Driving and handling
Toyota claims that the Prius offers superior handling and is a joy to drive. That it has impressive performance and has temperament. And they’re right. The Prius has all the temperament of a raging bull. A raging bull that has just received the fatal stab of a matador in a bull fight, to be more precise. It just won’t go. The Prius has 136 horsepower and should accelerate to 100 kph in 10.4 seconds which is not that fast. However, if you drive this way, you won’t be driving economical or environment friendly, which is touted as the Prius’ biggest advantage. If you use the accelerator pedal more conservatively, the Prius more or less trundles along with the other traffic. In short, it not only looks like an overweight bumblebee, it accelerates much like an overweight bumblebee as well.
Worse than the accelerating is the handling. Just the slowness, I could probably learn to live with but the sluggish and sloppy handling is a real killer for me . The Prius handles very indirectly. It’s hard to get a feel of where the wheels are in relation to the rest of the car. The front wheels feel like they’re somewhere in front sort of, but the rear wheels…well, they might as well be in the boot of the car or have fallen off. You get no feedback of where they are exactly. The suspension feels very wobbly and soft. The Prius is not a small car and with the sloppy handling and poor feedback, it feels even bigger and more ungainly.
It gets worse, though. The Toyota Prius offers rather poor visibility. You can’t really make out where the front of the car is, which makes parking troublesome. I have parked bigger cars than the Prius with much less difficulty. The view through the rear window however, is absolutely dismal. Right across the middle of the rear window is the spoiler I mentioned previously. Objects that are more than a few metres away, are completely obscured by it. It is hard to see other cars behind you. It really begs the question what the engineers were thinking when they put the spoiler there. It would have been okay if it were higher or lower. But they put it right in the middle where it is permanently in the way.
The hybrid propulsion offers three different modes. It has full electric propulsion, which allows you to drive very economically and with no emissions whatsoever. However, you have to keep the speed under 50 kph and your range is reduced to 2 kilometres. Really only useful for short bits in the city or to impress your friends with how quiet the car is.
Next, there is economy mode. In economy mode, the car uses the petrol engine as well so you can go faster and further. However, it is painfully slow in this mode. The performance is of course nowhere near the maximum of what the car is capable of because it is trying to conserve energy. I have used this mode the most as I imagine most people would who use the Prius for environmental or economic reasons. I feel though that the performance is really below par for a car of this size. It certainly is no joy to drive in economy mode.

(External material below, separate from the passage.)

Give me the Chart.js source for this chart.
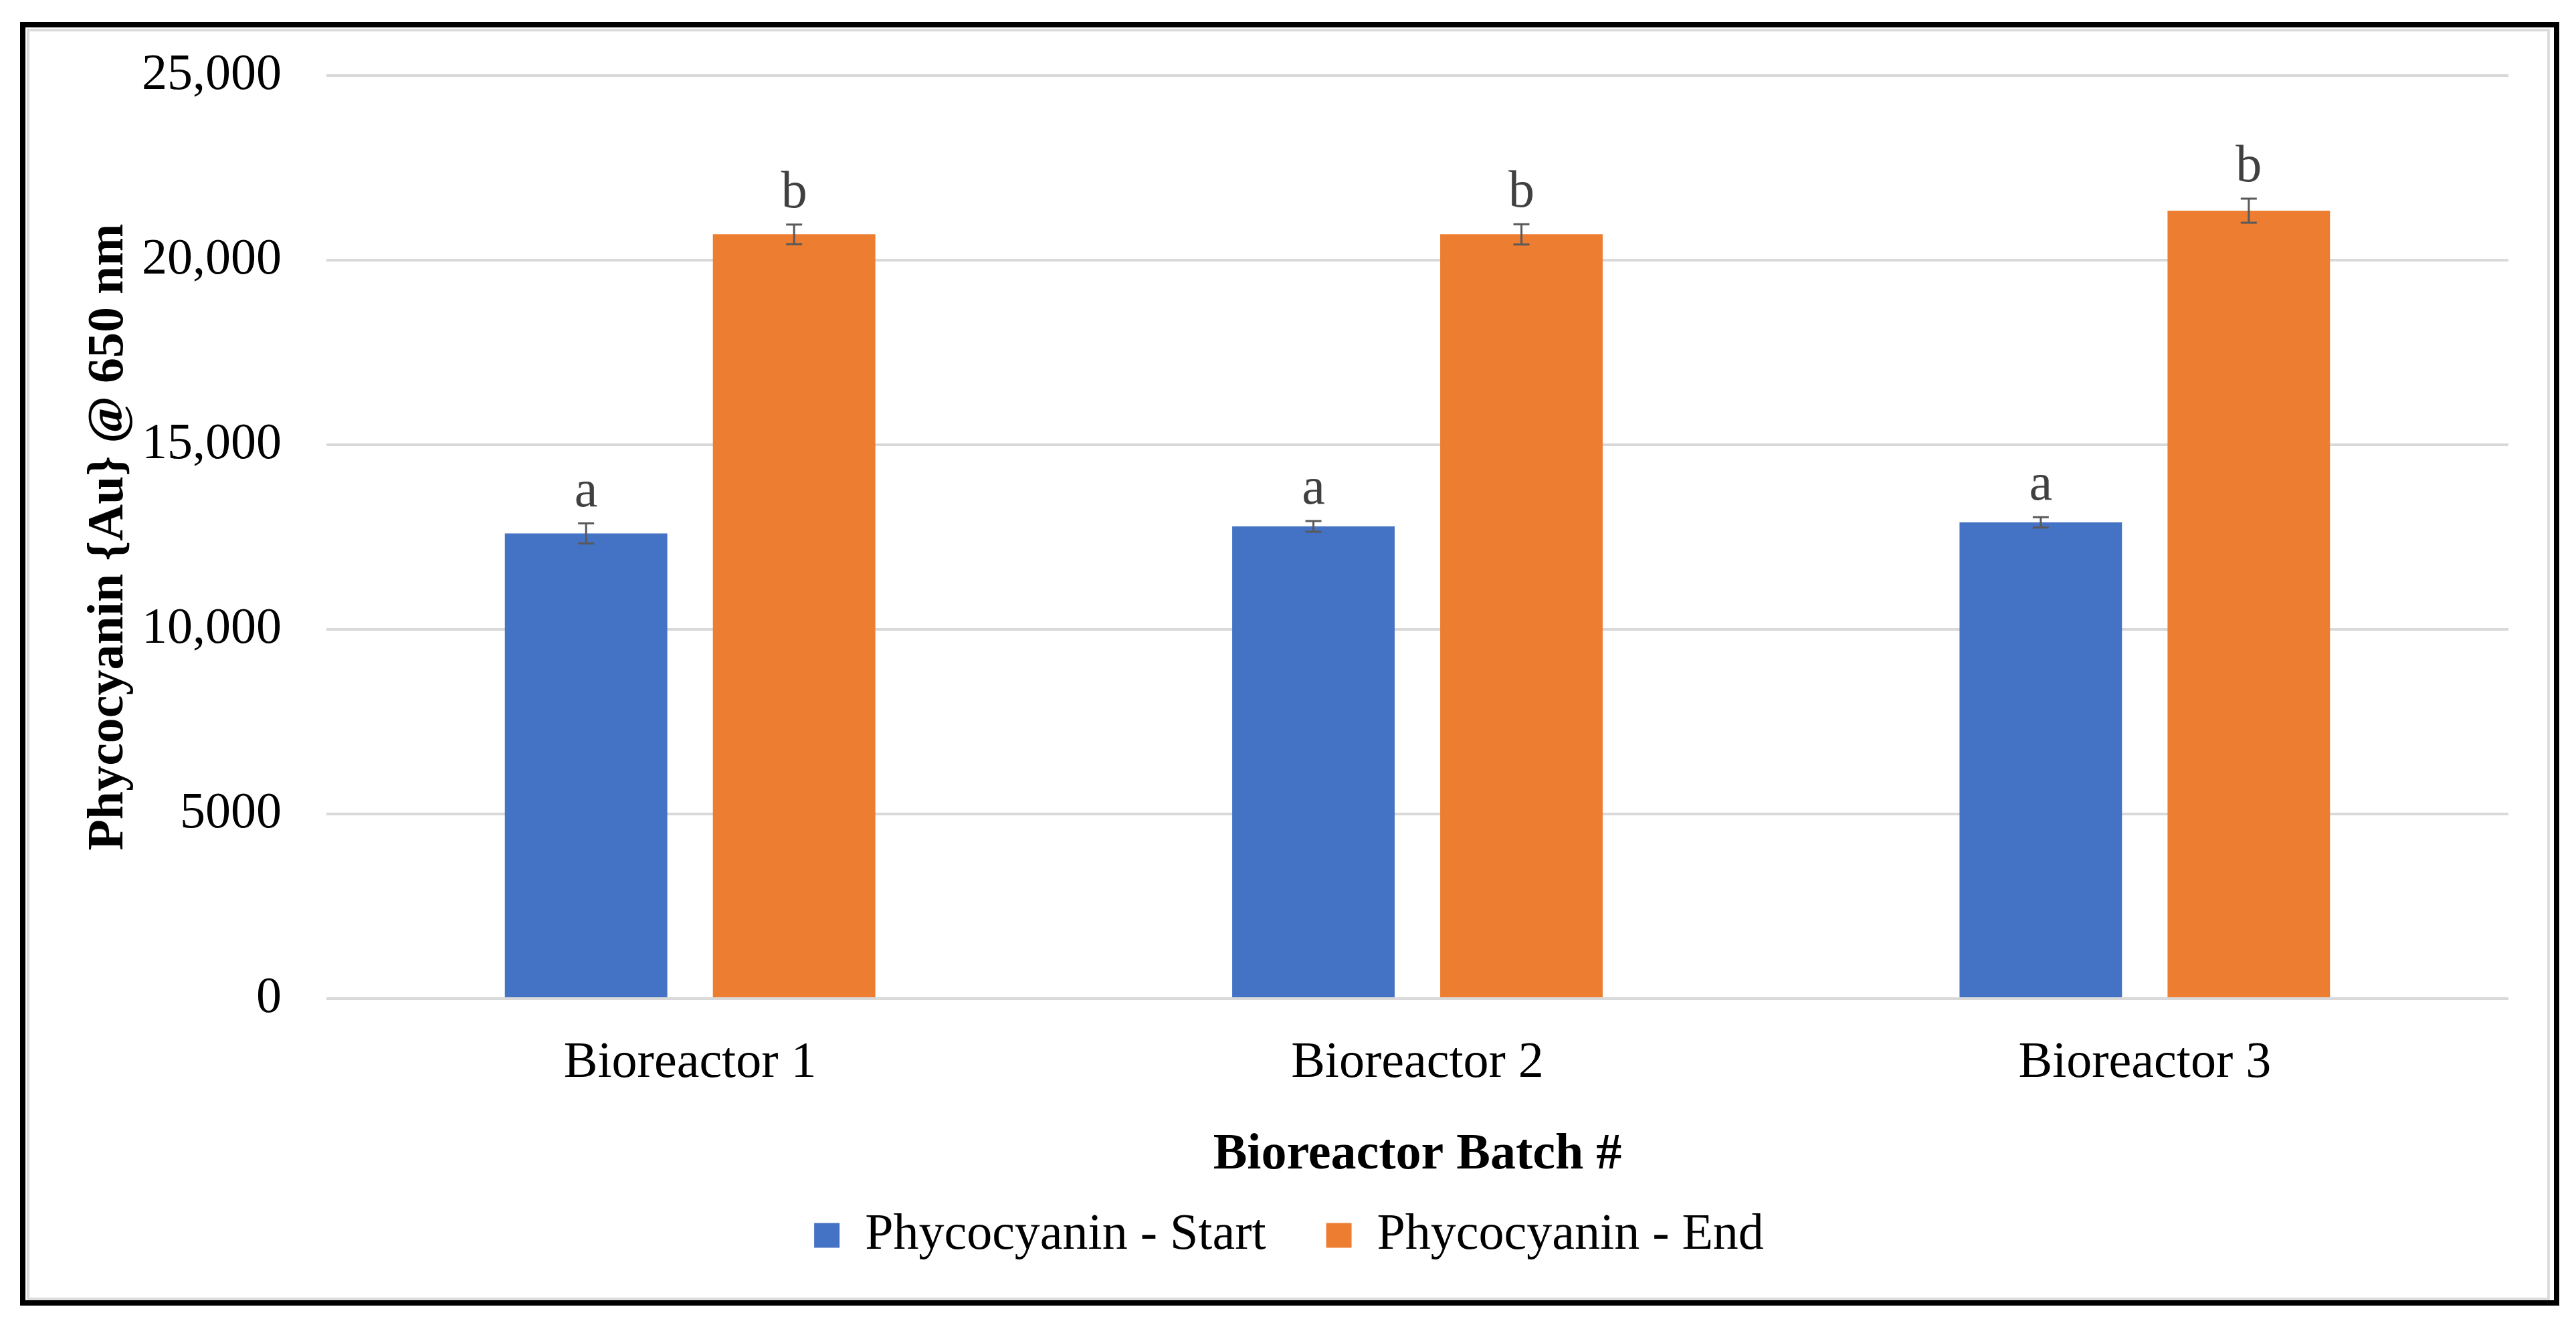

Finally, there is PWR mode. According to Toyota, this would maximize the power output of both petrol and electric engine, giving the car swift performance. And granted, the Prius is more responsive in this mode and can be quite quick speeding away from a standstill at the traffic light. It still doesn’t qualify as fast, but it does a decent job. However, economy is pretty much out the window driving like this, which defeats the purpose of driving a hybrid powered vehicle. You’d be better of buying another car in this mode.

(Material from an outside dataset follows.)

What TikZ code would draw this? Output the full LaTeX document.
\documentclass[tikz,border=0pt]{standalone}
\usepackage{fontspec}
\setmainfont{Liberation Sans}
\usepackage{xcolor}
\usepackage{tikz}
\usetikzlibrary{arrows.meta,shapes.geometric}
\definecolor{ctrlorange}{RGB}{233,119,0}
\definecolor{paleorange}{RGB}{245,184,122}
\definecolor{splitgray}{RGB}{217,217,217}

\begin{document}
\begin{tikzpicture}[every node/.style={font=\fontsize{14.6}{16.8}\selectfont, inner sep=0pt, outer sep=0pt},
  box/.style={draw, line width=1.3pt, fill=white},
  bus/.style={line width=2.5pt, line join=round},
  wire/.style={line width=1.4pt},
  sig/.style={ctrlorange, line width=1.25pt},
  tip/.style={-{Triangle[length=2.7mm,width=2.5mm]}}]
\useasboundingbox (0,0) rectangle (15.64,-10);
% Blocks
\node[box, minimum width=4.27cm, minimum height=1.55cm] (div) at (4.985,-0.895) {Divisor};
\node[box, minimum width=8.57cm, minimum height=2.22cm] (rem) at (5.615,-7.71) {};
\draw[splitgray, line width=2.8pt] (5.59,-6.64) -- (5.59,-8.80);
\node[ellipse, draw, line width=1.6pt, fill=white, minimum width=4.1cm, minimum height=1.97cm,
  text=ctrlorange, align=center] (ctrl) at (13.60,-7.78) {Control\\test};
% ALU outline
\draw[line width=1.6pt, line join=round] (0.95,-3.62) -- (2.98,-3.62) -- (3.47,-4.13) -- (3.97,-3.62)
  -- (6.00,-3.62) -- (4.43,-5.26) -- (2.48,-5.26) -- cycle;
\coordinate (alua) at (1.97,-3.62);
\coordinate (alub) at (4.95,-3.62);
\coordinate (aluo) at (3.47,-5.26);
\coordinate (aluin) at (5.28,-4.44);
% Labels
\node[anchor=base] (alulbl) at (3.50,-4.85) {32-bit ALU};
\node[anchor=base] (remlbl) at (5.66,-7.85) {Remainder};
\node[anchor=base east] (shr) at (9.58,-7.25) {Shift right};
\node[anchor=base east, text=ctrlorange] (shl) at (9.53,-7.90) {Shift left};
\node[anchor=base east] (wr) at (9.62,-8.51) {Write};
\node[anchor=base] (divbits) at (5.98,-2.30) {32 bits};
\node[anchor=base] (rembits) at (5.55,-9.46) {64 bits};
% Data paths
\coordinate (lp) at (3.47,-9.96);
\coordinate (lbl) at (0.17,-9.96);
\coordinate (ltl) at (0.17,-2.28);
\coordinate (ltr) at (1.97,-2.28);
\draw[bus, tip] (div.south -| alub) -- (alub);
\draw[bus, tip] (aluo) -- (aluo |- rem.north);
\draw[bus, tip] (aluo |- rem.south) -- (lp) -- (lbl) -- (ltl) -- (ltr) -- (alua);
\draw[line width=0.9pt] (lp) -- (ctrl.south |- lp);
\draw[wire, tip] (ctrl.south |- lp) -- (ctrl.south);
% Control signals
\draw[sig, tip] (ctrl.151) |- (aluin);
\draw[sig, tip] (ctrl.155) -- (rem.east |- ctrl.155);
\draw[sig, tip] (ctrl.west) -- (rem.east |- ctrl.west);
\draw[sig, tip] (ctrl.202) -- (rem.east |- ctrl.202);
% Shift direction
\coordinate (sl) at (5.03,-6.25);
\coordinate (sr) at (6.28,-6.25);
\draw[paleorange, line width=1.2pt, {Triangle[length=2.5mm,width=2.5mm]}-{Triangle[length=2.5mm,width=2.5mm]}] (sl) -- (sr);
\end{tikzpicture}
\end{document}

So, after all the disappointments above, is the Prius really economical? Well…no. Not really, anyway. Toyota claims that the Prius will have a range of about 1200 kilometres on a full tank of petrol. The tank can contain about 45 litres of petrol, so that amounts to a fuel consumption of roughly 1 litre for every 26 kilometres travelled. Pretty impressive, right? It would be, if it were true. Those numbers must have been obtained under perfect testing conditions, because under normal operating conditions you don’t get that kind of mileage out of your Prius. As stated, I used the economy mode on the car most of the time and drove it fairly conservatively. However, after only 800 kilometres, I had to go and refill. It wasn’t fully empty yet, and I might have been able to squeeze out another 50 ~ 75 kilometres so let’s be fair and say the range on a full tank was 900 kilometres. While this is pretty good for a normal, petrol driven car, it is no big deal for your average diesel. Plus, your average modern diesel will provide you with a whole lot more fun while driving it because of its better performance.
So, is the Prius worth it? I think that if you have read this far, you already know my answer to that. No, it isn’t. Not for me anyway. I don’t like the look of the thing, but that is taste. I don’t like the driving, the handling, the poor visibility through the rear window, the location of the instruments and the sacrifices I have to make in order to be economical. Personally, I feel the Prius is mainly bought by people looking for a tax benefit and who don’t care much for what they drive as long as it moves. And the Prius does move…just not very well.